Dois cidadãos angolanos
relataram esta sexta-feira, (07) no Gabinete do Parlamento Europeu em Lisboa, casos
de violentos abusos de direitos humanos que viveram e testemunharam na região
diamantífera das Lundas, em Angola.
Linda Moisés da Rosa contou que perdeu dois filhos na Lunda Norte, o primeiro soterrado num acidente em que foram vítimas 45 garimpeiros, no dia 5 de Dezembro de 2009, e dois meses depois o segundo “assassinado pelos seguranças nas instalações da empresa diamantífera Sociedade Mineira do Cuango da qual os generais são sócios”.
O relato dos detalhes sobre o
resgate do cadáver do primeiro filho e o assassínio “à catanada” do segundo não
chegou ao fim porque Linda Moisés da Rosa, visivelmente emocionada, acabou por
desmaiar, tendo sido assistida pelo INEM no local.
Os relatos constam do livro
“Diamantes de Sangue”, do jornalista e activista angolano Rafael Marques que
acompanha Linda Moisés Rosa e o regedor (chefe tradicional) Mwana Capenda, da
Lunda Norte, numa deslocação a Portugal, e foram repetidos na sessão “Diamantes, Milionários,
Violência e Pobreza nas Lundas”, promovida pela eurodeputada socialista Ana
Gomes.
Linda Moisés da Rosa e Mwana
Capenda contaram também que nos últimos dias as autoridades angolanas os
tentaram subornar em troca do silêncio e para desistirem da viagem a Portugal.
“Eu sou Mwana Capenda (…) e
fico muito envergonhado quando ouço falar das Lundas. Já estamos cansados, já
multiplicámos as nossas forças, mas o Governo não faz nada”, disse o chefe
tradicional.
“Temos esta riqueza toda, mas
ficamos só com os buracos. Eu, pessoalmente há dias fui perseguido pela polícia
só porque quero falar verdade. Fui ameaçado pela polícia e com pistolas. Se na
verdade temos governos devíamos ter organização e ordem e respeito pelo ser
humano. Mas não temos democracia. Falam da democracia mas nunca cheiramos o
cheiro da democracia”, lamenta Mwana Capenda.

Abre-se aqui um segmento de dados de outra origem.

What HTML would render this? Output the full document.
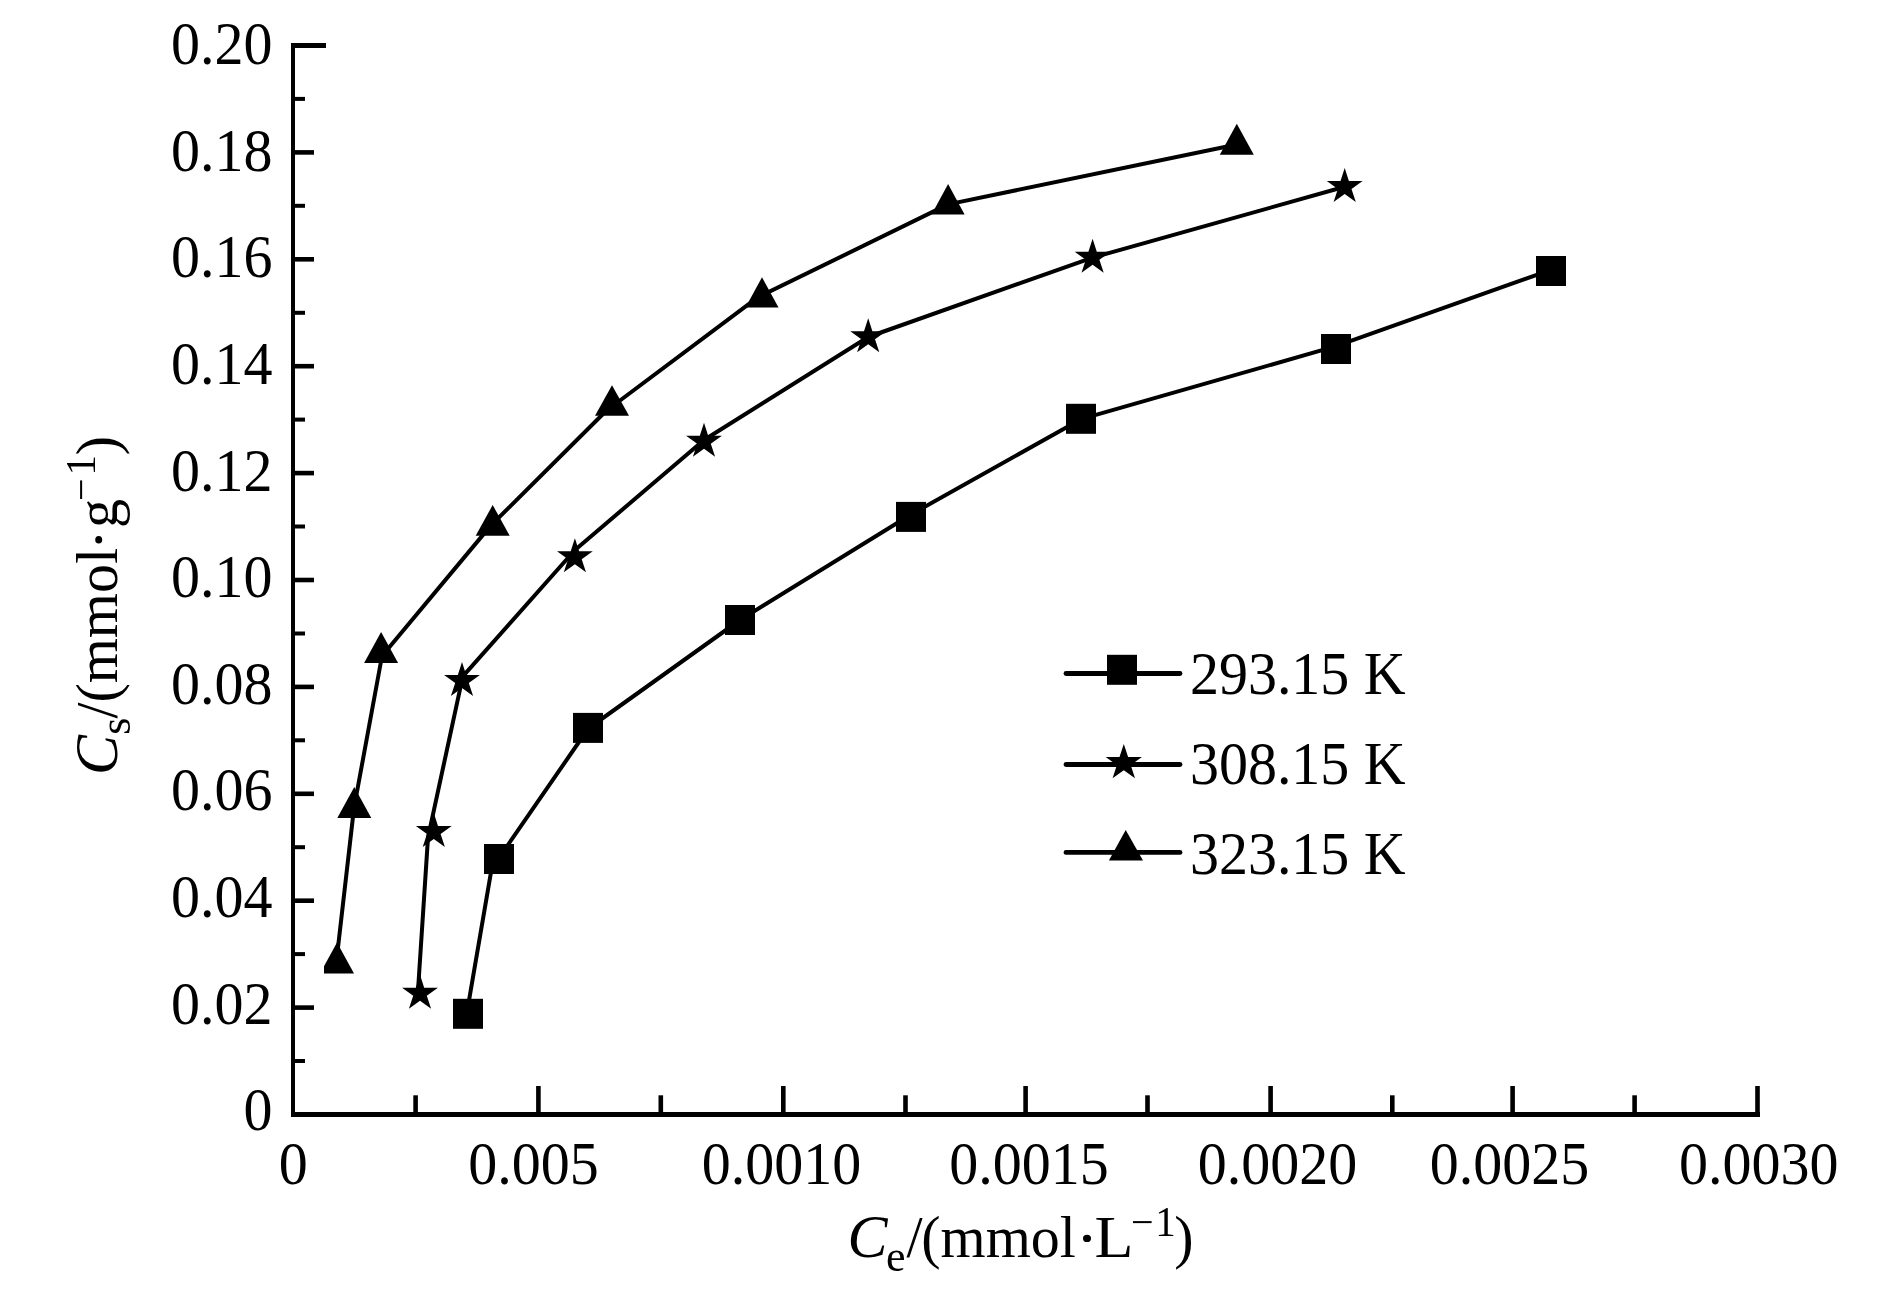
<!DOCTYPE html>
<html><head><meta charset="utf-8"><style>
html,body{margin:0;padding:0;background:#fff;}
body{width:1890px;height:1299px;overflow:hidden;}
svg{display:block;will-change:transform;}
.t{font-family:"Liberation Serif", serif;font-size:58px;fill:#000;}
</style></head><body>
<svg width="1890" height="1299" viewBox="0 0 1890 1299">
<rect width="1890" height="1299" fill="#fff"/>
<rect x="291" y="43" width="4" height="1074" fill="#000"/>
<rect x="291" y="1112" width="1469" height="5" fill="#000"/>
<rect x="291" y="43" width="35" height="5" fill="#000"/>
<rect x="295" y="1005.3" width="19" height="4.6" fill="#000"/>
<rect x="295" y="898.4" width="19" height="4.6" fill="#000"/>
<rect x="295" y="791.5" width="19" height="4.6" fill="#000"/>
<rect x="295" y="684.6" width="19" height="4.6" fill="#000"/>
<rect x="295" y="577.7" width="19" height="4.6" fill="#000"/>
<rect x="295" y="470.8" width="19" height="4.6" fill="#000"/>
<rect x="295" y="363.9" width="19" height="4.6" fill="#000"/>
<rect x="295" y="257.0" width="19" height="4.6" fill="#000"/>
<rect x="295" y="150.1" width="19" height="4.6" fill="#000"/>
<rect x="295" y="1059.0" width="10" height="4" fill="#000"/>
<rect x="295" y="952.1" width="10" height="4" fill="#000"/>
<rect x="295" y="845.2" width="10" height="4" fill="#000"/>
<rect x="295" y="738.3" width="10" height="4" fill="#000"/>
<rect x="295" y="631.5" width="10" height="4" fill="#000"/>
<rect x="295" y="524.5" width="10" height="4" fill="#000"/>
<rect x="295" y="417.6" width="10" height="4" fill="#000"/>
<rect x="295" y="310.8" width="10" height="4" fill="#000"/>
<rect x="295" y="203.8" width="10" height="4" fill="#000"/>
<rect x="295" y="96.9" width="10" height="4" fill="#000"/>
<rect x="536.1" y="1086" width="4.6" height="27" fill="#000"/>
<rect x="781.0" y="1086" width="4.6" height="27" fill="#000"/>
<rect x="1023.3" y="1086" width="4.6" height="27" fill="#000"/>
<rect x="1268.3" y="1086" width="4.6" height="27" fill="#000"/>
<rect x="1510.3" y="1086" width="4.6" height="27" fill="#000"/>
<rect x="1755.2" y="1086" width="4.6" height="27" fill="#000"/>
<rect x="413.3" y="1095.3" width="4.6" height="17.5" fill="#000"/>
<rect x="658.5" y="1095.3" width="4.6" height="17.5" fill="#000"/>
<rect x="903.2" y="1095.3" width="4.6" height="17.5" fill="#000"/>
<rect x="1145.2" y="1095.3" width="4.6" height="17.5" fill="#000"/>
<rect x="1390.0" y="1095.3" width="4.6" height="17.5" fill="#000"/>
<rect x="1632.3" y="1095.3" width="4.6" height="17.5" fill="#000"/>
<text transform="translate(272.4,1130.2) scale(1,1.04)" text-anchor="end" class="t">0</text>
<text transform="translate(272.4,1023.6) scale(1,1.04)" text-anchor="end" class="t">0.02</text>
<text transform="translate(272.4,917.0) scale(1,1.04)" text-anchor="end" class="t">0.04</text>
<text transform="translate(272.4,810.4) scale(1,1.04)" text-anchor="end" class="t">0.06</text>
<text transform="translate(272.4,703.8) scale(1,1.04)" text-anchor="end" class="t">0.08</text>
<text transform="translate(272.4,597.2) scale(1,1.04)" text-anchor="end" class="t">0.10</text>
<text transform="translate(272.4,490.6) scale(1,1.04)" text-anchor="end" class="t">0.12</text>
<text transform="translate(272.4,384.0) scale(1,1.04)" text-anchor="end" class="t">0.14</text>
<text transform="translate(272.4,277.4) scale(1,1.04)" text-anchor="end" class="t">0.16</text>
<text transform="translate(272.4,170.8) scale(1,1.04)" text-anchor="end" class="t">0.18</text>
<text transform="translate(272.4,64.2) scale(1,1.04)" text-anchor="end" class="t">0.20</text>
<text transform="translate(293.3,1183.6) scale(1,1.04)" text-anchor="middle" class="t">0</text>
<text transform="translate(533.5,1183.6) scale(1,1.04)" text-anchor="middle" class="t">0.005</text>
<text transform="translate(781.6,1183.6) scale(1,1.04)" text-anchor="middle" class="t">0.0010</text>
<text transform="translate(1029.0,1183.6) scale(1,1.04)" text-anchor="middle" class="t">0.0015</text>
<text transform="translate(1277.6,1183.6) scale(1,1.04)" text-anchor="middle" class="t">0.0020</text>
<text transform="translate(1509.6,1183.6) scale(1,1.04)" text-anchor="middle" class="t">0.0025</text>
<text transform="translate(1758.8,1183.6) scale(1,1.04)" text-anchor="middle" class="t">0.0030</text>
<polyline points="466.7,1013.8 491.6,868.6 588.3,728.5 740.0,620.0 911.0,514.5 1081.0,419.2 1336.0,346.2 1551.0,269.8" fill="none" stroke="#000" stroke-width="4" stroke-linejoin="round"/>
<polyline points="417.8,993.6 428.0,837.5 462.8,676.4 575.0,550.0 704.0,440.0 868.2,337.0 1092.6,257.6 1344.7,186.8" fill="none" stroke="#000" stroke-width="4" stroke-linejoin="round"/>
<polyline points="336.2,963.3 354.0,808.0 382.0,656.0 490.3,526.1 606.0,411.0 757.4,297.6 948.0,204.4 1236.8,144.5" fill="none" stroke="#000" stroke-width="4" stroke-linejoin="round"/>
<rect x="453.0" y="998.8" width="30" height="30" fill="#000"/>
<rect x="484.0" y="844.0" width="30" height="30" fill="#000"/>
<rect x="573.0" y="712.9" width="30" height="30" fill="#000"/>
<rect x="725.0" y="605.0" width="30" height="30" fill="#000"/>
<rect x="896.0" y="501.9" width="30" height="30" fill="#000"/>
<rect x="1066.0" y="403.8" width="30" height="30" fill="#000"/>
<rect x="1321.0" y="334.0" width="30" height="30" fill="#000"/>
<rect x="1536.0" y="256.0" width="30" height="30" fill="#000"/>
<polygon points="420.0,974.8 424.2,987.8 437.9,987.8 426.8,995.8 431.1,1008.8 420.0,1000.8 408.9,1008.8 413.2,995.8 402.1,987.8 415.8,987.8" fill="#000"/>
<polygon points="433.8,812.9 438.0,825.9 451.7,825.9 440.6,833.9 444.9,846.9 433.8,838.9 422.7,846.9 427.0,833.9 415.9,825.9 429.6,825.9" fill="#000"/>
<polygon points="462.0,662.1 466.2,675.1 479.9,675.1 468.8,683.1 473.1,696.1 462.0,688.1 450.9,696.1 455.2,683.1 444.1,675.1 457.8,675.1" fill="#000"/>
<polygon points="574.9,538.2 579.1,551.2 592.8,551.2 581.7,559.2 586.0,572.2 574.9,564.2 563.8,572.2 568.1,559.2 557.0,551.2 570.7,551.2" fill="#000"/>
<polygon points="704.0,422.8 708.2,435.8 721.9,435.8 710.8,443.8 715.1,456.8 704.0,448.8 692.9,456.8 697.2,443.8 686.1,435.8 699.8,435.8" fill="#000"/>
<polygon points="868.2,318.2 872.4,331.2 886.1,331.2 875.0,339.2 879.3,352.2 868.2,344.2 857.1,352.2 861.4,339.2 850.3,331.2 864.0,331.2" fill="#000"/>
<polygon points="1092.6,238.8 1096.8,251.8 1110.5,251.8 1099.4,259.8 1103.7,272.8 1092.6,264.8 1081.5,272.8 1085.8,259.8 1074.7,251.8 1088.4,251.8" fill="#000"/>
<polygon points="1344.7,168.0 1348.9,181.0 1362.6,181.0 1351.5,189.0 1355.8,202.0 1344.7,194.0 1333.6,202.0 1337.9,189.0 1326.8,181.0 1340.5,181.0" fill="#000"/>
<polygon points="337.0,942.6 354.0,973.6 324.0,973.6 324.0,966.3" fill="#000"/>
<polygon points="354.3,787.0 371.3,818.0 337.3,818.0" fill="#000"/>
<polygon points="381.1,632.0 398.1,663.0 364.1,663.0" fill="#000"/>
<polygon points="492.7,505.0 509.7,535.7 475.7,535.7" fill="#000"/>
<polygon points="612.0,385.2 629.0,415.7 595.0,415.7" fill="#000"/>
<polygon points="762.0,277.3 778.5,307.6 745.5,307.6" fill="#000"/>
<polygon points="948.1,184.1 964.6,214.6 931.6,214.6" fill="#000"/>
<polygon points="1236.8,123.8 1253.8,154.8 1219.8,154.8" fill="#000"/>
<line x1="1066" y1="673.5" x2="1180" y2="673.5" stroke="#000" stroke-width="4.8" stroke-linecap="round"/>
<line x1="1066" y1="764.5" x2="1180" y2="764.5" stroke="#000" stroke-width="4.8" stroke-linecap="round"/>
<line x1="1066" y1="852.4" x2="1180" y2="852.4" stroke="#000" stroke-width="4.8" stroke-linecap="round"/>
<rect x="1107.0" y="654.8" width="30" height="30" fill="#000"/>
<polygon points="1123.8,743.9 1128.1,757.0 1141.9,757.0 1130.7,765.1 1135.0,778.3 1123.8,770.2 1112.6,778.3 1116.9,765.1 1105.7,757.0 1119.5,757.0" fill="#000"/>
<polygon points="1125.7,830 1143,860.6 1108.9,860.6" fill="#000"/>
<text transform="translate(1189.9,694) scale(1,1.04)" text-anchor="start" class="t">293.15 K</text>
<text transform="translate(1189.9,784) scale(1,1.04)" text-anchor="start" class="t">308.15 K</text>
<text transform="translate(1189.9,874) scale(1,1.04)" text-anchor="start" class="t">323.15 K</text>
<g transform="translate(0,1257) scale(1,1.03)"><text y="0" class="t"><tspan x="847.5" font-style="italic" font-size="60">C</tspan><tspan x="886.1" y="13.5" font-size="44">e</tspan><tspan x="906.5" y="0">/</tspan><tspan x="921.3">(mmol</tspan><tspan x="1131.1" y="-20.8" font-size="40">−</tspan><tspan x="1155.2" font-size="41">1</tspan><tspan x="1174.3" y="0">)</tspan></text></g>
<ellipse cx="1087" cy="1238.4" rx="4" ry="3.6" fill="#000"/>
<text transform="translate(1094.4,1257) scale(1.1,1.03)" class="t">L</text>
<g transform="translate(117,774.9) rotate(-90) scale(1,1.03)"><text y="0" class="t"><tspan x="0" font-style="italic" font-size="60">C</tspan><tspan x="40.2" y="12.6" font-size="44">s</tspan><tspan x="56.4" y="0">/</tspan><tspan x="72.3">(mmol</tspan><tspan x="246.8">g</tspan><tspan x="273.8" y="-21.3" font-size="40">−</tspan><tspan x="299.4" font-size="41">1</tspan><tspan x="319.6" y="0">)</tspan></text></g>
<ellipse cx="98.7" cy="539.8" rx="3.5" ry="3.8" fill="#000"/>
</svg>
</body></html>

Para o chefe tradicional da
Lunda Norte, a exploração dos diamantes em nada beneficia as populações locais,
que também são vítimas de agressões arbitrárias da polícia e dos militares.
“Não temos casas, não temos
escolas, não temos água, não temos energia. Quem goza da riqueza da minha
terra? Os outros. Isto é matar”, acusou o regedor, acrescentando que se
multiplicam os casos de violações e agressões a mulheres camponesas em “actos
de intimidação” para obrigar as populações a abandonar os terrenos agrícolas
que podem vir a ser no futuro zonas de garimpo.
Segundo Rafael Marques, a
situação de pobreza e de falta de infraestruturas na província é tal que não há
morgues, o que está a fazer com que as populações usem gasolina para “tratar
dos cadáveres”.
“O Governo vai provocar uma
guerra civil. Vamos começar a matar-nos com catanas e paus? Não há deputados,
nem ministros que estão a sofrer como nós. Isto é matar: os nossos filhos não
têm escolas”, acrescentou Mwana Capenda, que diz que Portugal tem obrigação de
intervir, explicando que é preciso vir a Lisboa para “multiplicar forças” em
Angola.
O activista Rafael Marques
explicou também que há um processo neste momento na Bélgica em que uma das
empresas que tinha a “responsabilidade de comprar diamantes nas Lundas” – a
Omega – tinha como parceira uma empresa que foi criada pelo Estado angolano
para compra exclusiva dos diamantes produzidos, “neste caso, por mineiros
ilegais”.
Segundo Rafael Marques, a
Omega está a ser processada porque quando operava em Angola vendia os diamantes
a um preço muito baixo para evitar o pagamento de impostos na Europa, “vendia,
por isso, os diamantes a si própria para não pagar impostos” e quando os
diamantes chegavam à Bélgica eram vendidos pelo mesmo valor para não serem
devidamente taxados.
“Calcula-se que nesta operação
estejam em causa mais de quatro mil milhões de dólares [2,9 mil milhões de
euros, ao câmbio actual] e, como multa, as autoridades belgas aplicaram à Omega
– e neste consórcio a Isabel dos Santos, filha do Presidente José Eduardo dos
Santos, detém 24 por cento – foram obrigados apenas a pagar uma multa de 160
milhões de euros, pela fraude fiscal cometida na Europa”, disse Rafael Marques.